How long does the network infrastructure take to install on a luxury estate?

Tier 1 installs in 2-5 days once equipment is on site, with a return visit for site-survey refinement and any necessary AP relocation. Tier 2 estate networks run 2-5 weeks including trenching for outbuilding fiber, structured wiring additions in finished walls, predictive site survey, configuration, and integration with the smart-home platform. Tier 3 estate-grade networks are 6-16 weeks and are typically scoped as part of new construction or major renovation rather than as a standalone project.

Should the smart-home control system and the network share infrastructure?

They should share physical infrastructure (rack, switches, structured wiring) but operate on separate VLANs with controlled inter-VLAN routing. Mixing the smart-home control traffic, the IoT device traffic, the surveillance traffic, the guest Wi-Fi, and the management traffic on a flat network is the most common architectural failure on prosumer installs. VLAN segregation prevents a compromised IoT device from seeing the rest of the network and isolates broadcast traffic that would otherwise impact real-time AV streams.

Is mesh Wi-Fi appropriate for a luxury estate?
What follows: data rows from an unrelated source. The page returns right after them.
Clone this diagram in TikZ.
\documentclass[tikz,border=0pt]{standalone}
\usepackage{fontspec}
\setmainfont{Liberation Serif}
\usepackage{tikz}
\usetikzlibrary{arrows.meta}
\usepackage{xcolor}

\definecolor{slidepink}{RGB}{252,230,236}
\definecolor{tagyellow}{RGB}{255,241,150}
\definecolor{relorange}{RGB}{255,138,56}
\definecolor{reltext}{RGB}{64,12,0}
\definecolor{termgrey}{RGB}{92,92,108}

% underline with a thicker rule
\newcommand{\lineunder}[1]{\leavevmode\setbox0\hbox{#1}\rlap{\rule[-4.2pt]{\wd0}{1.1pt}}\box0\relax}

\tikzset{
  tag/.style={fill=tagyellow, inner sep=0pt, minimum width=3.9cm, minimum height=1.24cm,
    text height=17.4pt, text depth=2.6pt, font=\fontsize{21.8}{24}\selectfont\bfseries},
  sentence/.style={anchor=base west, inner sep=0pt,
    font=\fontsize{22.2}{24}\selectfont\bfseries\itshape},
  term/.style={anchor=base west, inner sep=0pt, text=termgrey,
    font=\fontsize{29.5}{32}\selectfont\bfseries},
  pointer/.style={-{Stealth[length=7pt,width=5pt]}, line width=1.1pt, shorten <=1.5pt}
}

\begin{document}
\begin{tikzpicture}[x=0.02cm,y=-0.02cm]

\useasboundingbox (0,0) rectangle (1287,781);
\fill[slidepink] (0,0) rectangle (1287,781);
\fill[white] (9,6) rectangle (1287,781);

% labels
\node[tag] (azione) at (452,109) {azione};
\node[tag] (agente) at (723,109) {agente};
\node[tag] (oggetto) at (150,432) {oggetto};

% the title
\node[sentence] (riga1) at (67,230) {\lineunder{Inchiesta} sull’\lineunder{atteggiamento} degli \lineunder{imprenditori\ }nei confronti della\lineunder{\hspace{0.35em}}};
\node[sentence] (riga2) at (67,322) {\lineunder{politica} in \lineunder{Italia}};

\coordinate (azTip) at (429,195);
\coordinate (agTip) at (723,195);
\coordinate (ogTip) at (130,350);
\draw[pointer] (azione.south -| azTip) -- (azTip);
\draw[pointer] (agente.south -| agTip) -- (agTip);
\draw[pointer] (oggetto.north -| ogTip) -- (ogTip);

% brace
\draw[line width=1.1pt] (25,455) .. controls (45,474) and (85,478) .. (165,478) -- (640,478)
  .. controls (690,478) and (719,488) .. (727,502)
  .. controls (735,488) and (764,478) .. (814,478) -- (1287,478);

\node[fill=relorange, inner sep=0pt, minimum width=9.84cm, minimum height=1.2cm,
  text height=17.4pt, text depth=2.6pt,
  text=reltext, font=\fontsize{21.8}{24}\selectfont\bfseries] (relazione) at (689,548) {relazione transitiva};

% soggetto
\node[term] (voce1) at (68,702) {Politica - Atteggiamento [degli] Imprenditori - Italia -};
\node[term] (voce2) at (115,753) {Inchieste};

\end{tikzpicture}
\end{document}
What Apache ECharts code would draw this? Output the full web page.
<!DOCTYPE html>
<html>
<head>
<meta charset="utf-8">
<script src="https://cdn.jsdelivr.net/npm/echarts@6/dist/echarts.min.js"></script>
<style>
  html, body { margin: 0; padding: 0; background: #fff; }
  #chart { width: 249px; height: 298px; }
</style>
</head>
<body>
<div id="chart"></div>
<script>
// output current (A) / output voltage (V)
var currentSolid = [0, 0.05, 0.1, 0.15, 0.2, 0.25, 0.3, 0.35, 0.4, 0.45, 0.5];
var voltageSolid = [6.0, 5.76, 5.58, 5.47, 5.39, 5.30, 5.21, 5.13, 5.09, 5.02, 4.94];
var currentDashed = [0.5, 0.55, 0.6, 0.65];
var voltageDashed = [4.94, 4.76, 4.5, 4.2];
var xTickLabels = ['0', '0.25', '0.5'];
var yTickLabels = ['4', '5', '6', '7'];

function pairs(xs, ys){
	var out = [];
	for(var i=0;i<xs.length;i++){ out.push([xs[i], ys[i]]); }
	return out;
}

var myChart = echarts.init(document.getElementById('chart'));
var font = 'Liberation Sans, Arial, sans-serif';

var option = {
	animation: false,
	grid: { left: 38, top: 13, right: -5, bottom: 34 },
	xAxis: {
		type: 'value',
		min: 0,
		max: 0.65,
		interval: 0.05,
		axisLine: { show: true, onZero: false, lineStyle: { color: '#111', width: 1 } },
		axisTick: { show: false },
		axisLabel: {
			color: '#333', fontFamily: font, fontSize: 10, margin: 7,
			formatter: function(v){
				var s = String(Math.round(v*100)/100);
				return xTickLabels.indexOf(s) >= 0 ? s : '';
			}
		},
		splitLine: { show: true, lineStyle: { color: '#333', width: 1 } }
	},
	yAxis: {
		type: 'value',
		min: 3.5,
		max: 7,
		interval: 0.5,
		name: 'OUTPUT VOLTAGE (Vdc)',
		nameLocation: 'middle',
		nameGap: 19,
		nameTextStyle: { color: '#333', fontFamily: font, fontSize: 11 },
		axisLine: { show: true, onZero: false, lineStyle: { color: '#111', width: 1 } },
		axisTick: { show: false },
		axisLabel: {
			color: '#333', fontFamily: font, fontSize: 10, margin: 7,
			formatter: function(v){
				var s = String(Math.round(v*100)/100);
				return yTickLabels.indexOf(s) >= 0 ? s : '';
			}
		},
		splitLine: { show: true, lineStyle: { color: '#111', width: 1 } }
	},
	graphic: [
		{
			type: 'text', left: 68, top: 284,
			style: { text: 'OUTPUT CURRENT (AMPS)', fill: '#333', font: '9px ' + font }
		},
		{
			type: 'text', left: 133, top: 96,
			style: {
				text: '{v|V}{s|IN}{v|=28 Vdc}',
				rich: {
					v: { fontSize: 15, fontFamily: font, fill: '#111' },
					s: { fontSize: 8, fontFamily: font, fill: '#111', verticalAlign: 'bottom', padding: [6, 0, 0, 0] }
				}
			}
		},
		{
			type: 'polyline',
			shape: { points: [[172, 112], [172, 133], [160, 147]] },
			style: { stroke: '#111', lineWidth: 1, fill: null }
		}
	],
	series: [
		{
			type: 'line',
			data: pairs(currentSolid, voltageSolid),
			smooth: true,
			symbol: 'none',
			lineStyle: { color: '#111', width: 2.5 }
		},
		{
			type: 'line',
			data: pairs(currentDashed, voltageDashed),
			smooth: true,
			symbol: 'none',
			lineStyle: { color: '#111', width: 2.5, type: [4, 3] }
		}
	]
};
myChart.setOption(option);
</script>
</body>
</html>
Consumer mesh (eero, Google Nest Wi-Fi, Netgear Orbi) is not the right answer for a luxury estate above Tier 1 — the mesh backhaul is wireless and competes with client traffic for spectrum, performance degrades meaningfully past 2-3 hops, and management is limited compared to true enterprise platforms. The right answer at Tier 2 and above is dedicated wired backhaul to every AP (PoE+ over Cat6A or fiber) with cloud-managed centralized control. The visual appearance is similar to mesh — multiple discrete APs throughout the home — but the performance and management characteristics are categorically different.